Something Elist didn’t foresee was that in many of his patients, the weight of the device lengthened the penis over time. While on the face of it that might appear to be a nice bonus, early patients found that their penises had become longer than the prostheses and were now sporting a gully where the penis meets the body. In anticipation of what gravity often does to Penuma recipients’ dongs, Elist began laying a deeper foundation, placing two inches of the device inside the body. “I need to stress though that while an increase in erect length often happens, it’s not something I can guarantee,” Elist tells me. “The girth, however, is a certainty.”
Penuma comes in three sizes: large, extra large and extra extra large. Depending on the size patients opt for, the circumference can increase substantially. An IRB (the FDA of biomedical research) approved, retrospective clinical study of 400 of Elist’s patients over a five-year period was presented to the American Urological Association and the Society for Sexual Medicine. The data showed an average increase in erect circumference of 4.9 cm (or ~2 in). The Penuma also provides gains in flaccid girth and length which—according to Elist—is a selling point among folks known as growers as opposed to showers.
Despite being in the same “normal” range as the overwhelming majority of penis owners, it didn’t take sitting in Elist’s clinic to make me wonder what life would be like if I was sporting a penis thicker than my wrist. “I wouldn’t advise somebody get a penile prosthesis of this type,” says New York City-based plastic surgeon Andrew Jacono, when I press him for his take. Though Jacono says that he wasn’t very familiar with the Penuma, he asserts that because this is fairly new—the first Penuma recipient got his just 14 years ago—the longer term risks are unknown. “Erectile dysfunction and a loss of sensitivity could be among these risks,” he says.
Elist maintains that so far, no loss of sensation has been reported and that around 95 percent of operations are successful. Complications that arise in the 5 percent, he tells me, often arise from patients not following post operative care guidelines. And those complications generally include infection and damage from trying to have sex too soon after the operation.

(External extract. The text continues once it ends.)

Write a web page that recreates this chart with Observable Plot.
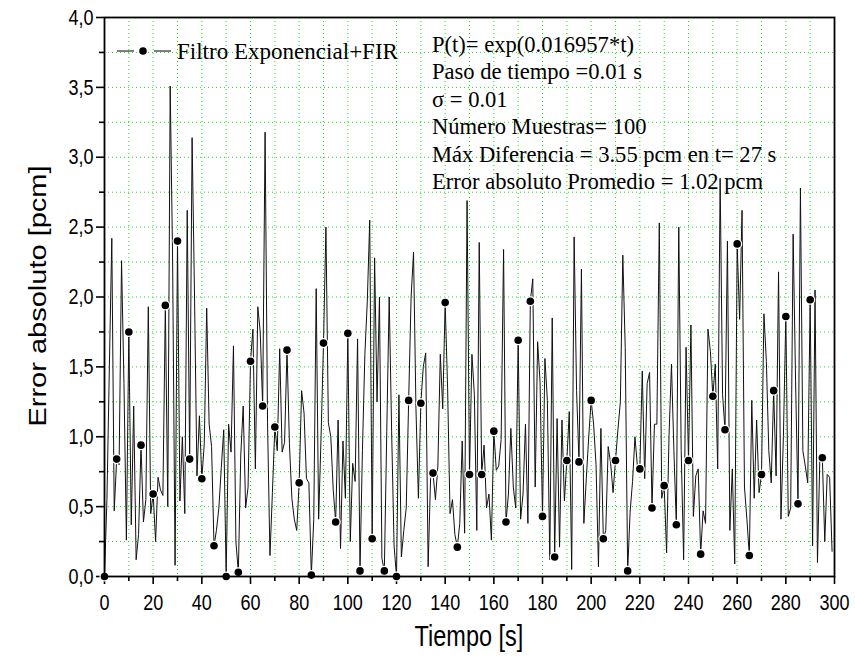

It’s understandable that you’d want to play with your new toy ASAP, but Elist recommends exercising patience while dissolvable sutures break down and what he calls a “capsule” forms between the skin and the prosthesis. This capsule both holds the prosthesis in place and makes its presence less detectable to the touch over time. He recommends six to eight weeks of down time.
“Painful erections are quite common for the first few weeks,” Elist says, explaining that new patients are prone to waking up at night, every 90 minutes, as their engorged penises tug on the new sutures anchoring the Penuma in place.
Elist, who performs his procedure for $15,000 on patients from around the world, has recently struck a deal with a distributor that will enable other urologists to lighten his workload. “I’ve been doing this for 14 years and we’re now in a place where the outcomes are consistent,” he says. At this point, he’s comfortable with other highly qualified urologists performing the procedure under his tutelage.
While I really do love my penis and would hate anything to happen to it, I have to admit that I am rather tantalized by the prospect of having a penis that is 2” bigger around and quite possibly a little longer too. My girlfriend, however, is less enthused at the prospect. The six-to-eight week sex strike aside, she’s concerned that a change in the size and shape of my penis might not feel as good as the two hands I was dealt. In a way, it’s almost enough to know that, should I ever feel the an overwhelming urge for my pump to be plumped, I have the option.
Correction: A previous version of this article is titled There's an Implant to Make Penises Thicker, Lot Longer. The current title reflects a correction to the inaccuracy that this implant does not increase the length of a penis, which it often does.